La première modification concerne la qualité de membre d’office des comités qui est conférée aux leaders ainsi que leur droit de vote. Le douzième point de la motion du sénateur Woo vise à étendre à tous les leaders et tous les facilitateurs des groupes reconnus la qualité de membre d’office des comités, à l’instar des leaders du gouvernement et de l’opposition. Je suis d’accord.
Cependant, la motion du sénateur Woo dit plus loin qu’il interdirait aux leaders de voter lors des réunions des comités, ce qui serait une nouvelle règle. Au cours de la dernière législature, et même avant 2015, le droit de vote des membres d’office constituait une zone floue, surtout en ce qui avait trait au Comité sénatorial permanent de la régie interne, des budgets et de l’administration. Dans son discours, le sénateur Woo a déclaré qu’il voulait simplement éviter des surprises lors des travaux des comités, étant donné que le Sénat comporte beaucoup de groupes.
Je pense que le droit de vote des leaders des groupes en tant que membres d’office s’avérera plus important que jamais dans un Sénat constitué de différentes formations, car il fera en sorte que les situations potentiellement conflictuelles, quand des groupes sont en désaccord, soient examinées en bonne et due forme. C’est particulièrement vrai pour les comités qui sont essentiels à l’organisation du Sénat, c’est-à-dire le Comité de la Régie interne et celui du Règlement.
J’appelle donc à une grande prudence : au lieu d’interdire expressément aux membres d’office de voter en comité, nous devrions laisser chaque comité trancher en fonction de son organisation particulière.
C’est le premier point que j’entends régler par mon amendement. Le second porte sur la nomenclature des diverses catégories de porte-parole des projets de loi.
Le sénateur Woo, aux points 4 et 17 de sa motion, propose de supprimer le rôle de porte-parole tel qu’il est défini à l’annexe I du Règlement du Sénat, puisque tous les groupes, y compris ceux de l’opposition, auraient des porte-parole autorisés à parler pendant une période de 45 minutes.
Je n’ai rien contre l’idée que les porte-parole de tous les groupes aient droit aux 45 minutes allouées, mais nous devons reconnaître et nous garder d’occulter le fait que le Sénat fait partie d’un parlement bicaméral essentiellement façonné selon le modèle du régime parlementaire de Westminster. Le Sénat a un leader du gouvernement et un leader de l’opposition depuis 1867. Le sénateur Gold conserve le privilège de nommer un parrain pour promouvoir un projet de loi ministériel.

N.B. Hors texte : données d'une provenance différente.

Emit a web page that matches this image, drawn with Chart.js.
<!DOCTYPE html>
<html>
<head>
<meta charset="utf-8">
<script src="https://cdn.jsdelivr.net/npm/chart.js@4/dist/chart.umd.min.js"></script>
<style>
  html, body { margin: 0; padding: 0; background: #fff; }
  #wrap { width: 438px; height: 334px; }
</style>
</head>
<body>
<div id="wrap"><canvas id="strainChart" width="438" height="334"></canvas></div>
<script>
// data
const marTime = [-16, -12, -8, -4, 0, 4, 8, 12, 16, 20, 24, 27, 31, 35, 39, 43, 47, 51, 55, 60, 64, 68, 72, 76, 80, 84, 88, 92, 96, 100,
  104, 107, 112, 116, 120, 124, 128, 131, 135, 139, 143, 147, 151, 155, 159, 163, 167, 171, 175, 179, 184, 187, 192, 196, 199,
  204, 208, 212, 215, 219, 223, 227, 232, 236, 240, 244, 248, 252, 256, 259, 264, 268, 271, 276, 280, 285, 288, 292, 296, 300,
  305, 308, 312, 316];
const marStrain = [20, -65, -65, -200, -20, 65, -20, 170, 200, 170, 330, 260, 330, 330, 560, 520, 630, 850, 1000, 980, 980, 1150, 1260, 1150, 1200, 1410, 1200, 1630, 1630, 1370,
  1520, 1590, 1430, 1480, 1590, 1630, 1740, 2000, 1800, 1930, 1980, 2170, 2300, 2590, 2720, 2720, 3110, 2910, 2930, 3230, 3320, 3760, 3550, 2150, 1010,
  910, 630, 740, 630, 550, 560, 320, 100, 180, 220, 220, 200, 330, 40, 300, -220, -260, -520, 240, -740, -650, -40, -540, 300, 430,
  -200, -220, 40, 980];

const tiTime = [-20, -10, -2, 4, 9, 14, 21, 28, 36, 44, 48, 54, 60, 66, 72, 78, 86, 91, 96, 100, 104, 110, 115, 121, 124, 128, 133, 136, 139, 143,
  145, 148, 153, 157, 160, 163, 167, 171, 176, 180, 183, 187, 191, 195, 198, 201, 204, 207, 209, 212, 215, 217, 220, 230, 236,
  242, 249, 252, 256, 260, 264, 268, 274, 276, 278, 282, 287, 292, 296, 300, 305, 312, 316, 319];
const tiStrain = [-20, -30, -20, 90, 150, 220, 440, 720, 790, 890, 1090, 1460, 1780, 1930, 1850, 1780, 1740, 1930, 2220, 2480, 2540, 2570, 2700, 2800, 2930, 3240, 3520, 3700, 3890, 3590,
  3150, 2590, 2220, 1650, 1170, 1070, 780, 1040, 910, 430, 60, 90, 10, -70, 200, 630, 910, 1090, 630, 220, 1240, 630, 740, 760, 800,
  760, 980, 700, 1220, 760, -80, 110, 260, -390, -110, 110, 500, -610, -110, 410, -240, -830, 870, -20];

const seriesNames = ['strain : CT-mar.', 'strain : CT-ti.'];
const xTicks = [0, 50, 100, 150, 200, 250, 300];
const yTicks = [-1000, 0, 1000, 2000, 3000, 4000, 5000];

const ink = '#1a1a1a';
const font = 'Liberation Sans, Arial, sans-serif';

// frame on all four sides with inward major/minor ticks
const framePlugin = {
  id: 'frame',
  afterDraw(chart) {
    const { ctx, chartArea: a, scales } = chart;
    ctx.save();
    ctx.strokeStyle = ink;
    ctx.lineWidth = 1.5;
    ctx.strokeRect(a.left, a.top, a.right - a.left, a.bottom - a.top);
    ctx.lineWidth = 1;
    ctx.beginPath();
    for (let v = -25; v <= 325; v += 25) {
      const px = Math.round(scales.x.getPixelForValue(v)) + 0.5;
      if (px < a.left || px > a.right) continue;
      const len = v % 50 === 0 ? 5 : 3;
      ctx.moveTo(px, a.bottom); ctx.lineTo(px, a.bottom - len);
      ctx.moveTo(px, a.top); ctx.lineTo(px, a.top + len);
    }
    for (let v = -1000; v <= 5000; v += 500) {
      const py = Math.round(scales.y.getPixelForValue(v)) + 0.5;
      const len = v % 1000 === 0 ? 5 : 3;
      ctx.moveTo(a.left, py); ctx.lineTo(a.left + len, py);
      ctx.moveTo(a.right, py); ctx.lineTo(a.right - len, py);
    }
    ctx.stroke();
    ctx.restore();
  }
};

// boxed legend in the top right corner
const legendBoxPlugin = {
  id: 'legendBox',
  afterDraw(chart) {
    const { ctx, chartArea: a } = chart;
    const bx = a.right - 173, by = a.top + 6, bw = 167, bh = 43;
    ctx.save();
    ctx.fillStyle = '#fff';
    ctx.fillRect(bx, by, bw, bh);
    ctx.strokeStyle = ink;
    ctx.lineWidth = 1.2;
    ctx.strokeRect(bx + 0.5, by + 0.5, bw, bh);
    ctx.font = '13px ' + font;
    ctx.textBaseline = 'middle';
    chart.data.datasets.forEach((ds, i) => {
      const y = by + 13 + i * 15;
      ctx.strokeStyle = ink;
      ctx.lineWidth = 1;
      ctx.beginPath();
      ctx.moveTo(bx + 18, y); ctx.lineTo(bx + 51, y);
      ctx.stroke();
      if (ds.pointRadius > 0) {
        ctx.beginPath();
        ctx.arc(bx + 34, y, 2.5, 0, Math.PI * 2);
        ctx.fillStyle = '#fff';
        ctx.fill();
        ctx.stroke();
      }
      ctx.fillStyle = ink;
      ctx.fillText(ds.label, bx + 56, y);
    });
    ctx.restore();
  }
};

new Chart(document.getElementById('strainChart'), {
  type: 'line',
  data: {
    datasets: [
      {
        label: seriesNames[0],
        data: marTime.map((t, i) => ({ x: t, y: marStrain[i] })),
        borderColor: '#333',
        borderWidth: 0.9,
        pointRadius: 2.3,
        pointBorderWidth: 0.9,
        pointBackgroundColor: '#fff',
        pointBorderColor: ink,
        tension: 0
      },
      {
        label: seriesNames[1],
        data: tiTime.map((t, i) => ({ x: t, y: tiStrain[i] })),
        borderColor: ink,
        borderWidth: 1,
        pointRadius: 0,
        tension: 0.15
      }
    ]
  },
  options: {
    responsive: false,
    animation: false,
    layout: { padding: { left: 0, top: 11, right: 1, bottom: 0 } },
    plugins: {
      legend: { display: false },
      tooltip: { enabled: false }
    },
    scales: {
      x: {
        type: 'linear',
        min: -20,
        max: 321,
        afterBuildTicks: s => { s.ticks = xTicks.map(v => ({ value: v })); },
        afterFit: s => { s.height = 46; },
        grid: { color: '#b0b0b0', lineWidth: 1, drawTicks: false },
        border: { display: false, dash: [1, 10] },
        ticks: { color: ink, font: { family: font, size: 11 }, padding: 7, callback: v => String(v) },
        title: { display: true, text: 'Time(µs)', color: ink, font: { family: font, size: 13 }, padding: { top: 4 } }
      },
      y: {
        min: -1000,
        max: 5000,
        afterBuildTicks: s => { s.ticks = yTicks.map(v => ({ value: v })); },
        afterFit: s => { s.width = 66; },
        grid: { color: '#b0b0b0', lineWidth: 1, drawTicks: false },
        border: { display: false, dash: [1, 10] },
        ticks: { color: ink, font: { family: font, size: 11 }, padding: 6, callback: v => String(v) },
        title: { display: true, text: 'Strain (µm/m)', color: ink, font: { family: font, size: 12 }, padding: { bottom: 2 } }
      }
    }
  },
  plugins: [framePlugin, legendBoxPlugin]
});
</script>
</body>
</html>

Par conséquent, je suis d’avis que le leader de l’opposition devrait continuer de jouir du même privilège, de la même obligation et de la même responsabilité de nommer un porte-parole — ou plutôt un critique — pour un projet de loi : rien de plus, mais rien de moins.

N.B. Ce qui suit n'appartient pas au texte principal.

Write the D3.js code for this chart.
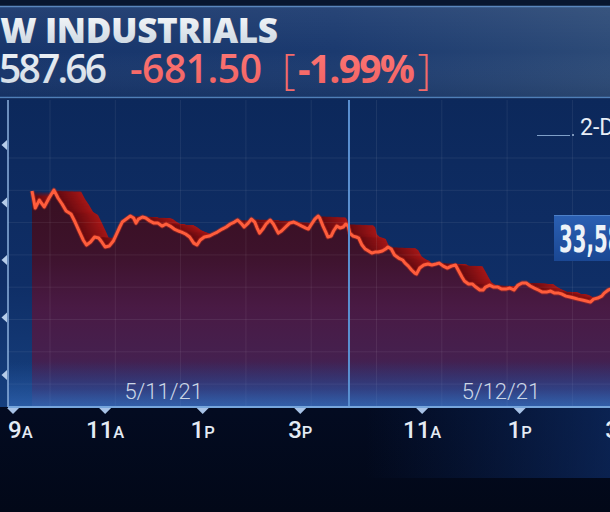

J’ai déjà dit plus tôt que, selon moi, le nouveau Sénat fonctionne bien. Il est plus dynamique et plus palpitant, ce qui s’explique en partie parce que, tous les jours, quelqu’un s’efforce de trouver des failles dans l’argumentaire du gouvernement. Sans cela, les choses seront beaucoup moins dynamiques. Nous avons déjà abordé ce sujet. Le fait est que les décisions importantes devraient être prises par des gens qui remettent les choses en question. C’est le rôle que joue l’opposition.

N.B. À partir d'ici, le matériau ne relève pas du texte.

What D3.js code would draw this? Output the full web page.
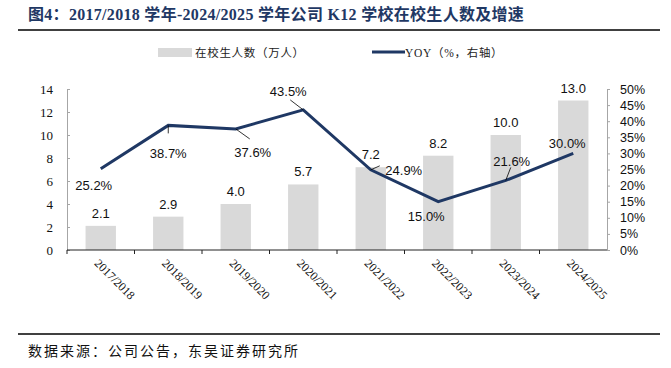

Je propose que le rôle de porte-parole demeure dans les définitions et que nous réservions simplement celui de critique d’un projet de loi aux groupes de sénateurs du gouvernement et de l’opposition.
Je tiens à dire une chose de manière explicite aux sénateurs du caucus conservateur, car je crois que de bon nombre d’entre eux craignent de leur propre aveu que l’on s’en prenne à l’opposition. Je ne vois pas en quoi les amendements que je propose constituent une attaque, directe ou détournée, contre l’opposition. Selon moi, ils assurent doublement que ce ne soit pas le cas.
Je prie tous les sénateurs de prendre cela en considération durant le présent débat. Assurément, c’est l’optique que mon équipe de recherche et moi avons adoptée lorsque nous avons étudié la motion du sénateur Woo et celle qui a guidé la formulation de mes amendements.
Dans la présente réforme, le temps des jeux politiques et des tactiques dilatoires est largement révolu. Il est temps de terminer le travail de modernisation entrepris en 2016, il y a quatre ans.
Je crois sincèrement qu’uniformiser les règles du jeu comme le propose la motion n’amoindrit pas le rôle de l’opposition et ne la prive pas des outils dont elle dispose.
Selon moi, nous jouirons tous des retombées de l’important travail accompli par le Comité sénatorial spécial sur la modernisation du Sénat, le sénateur Woo et d’autres distingués sénateurs en vue de modifier notre Règlement.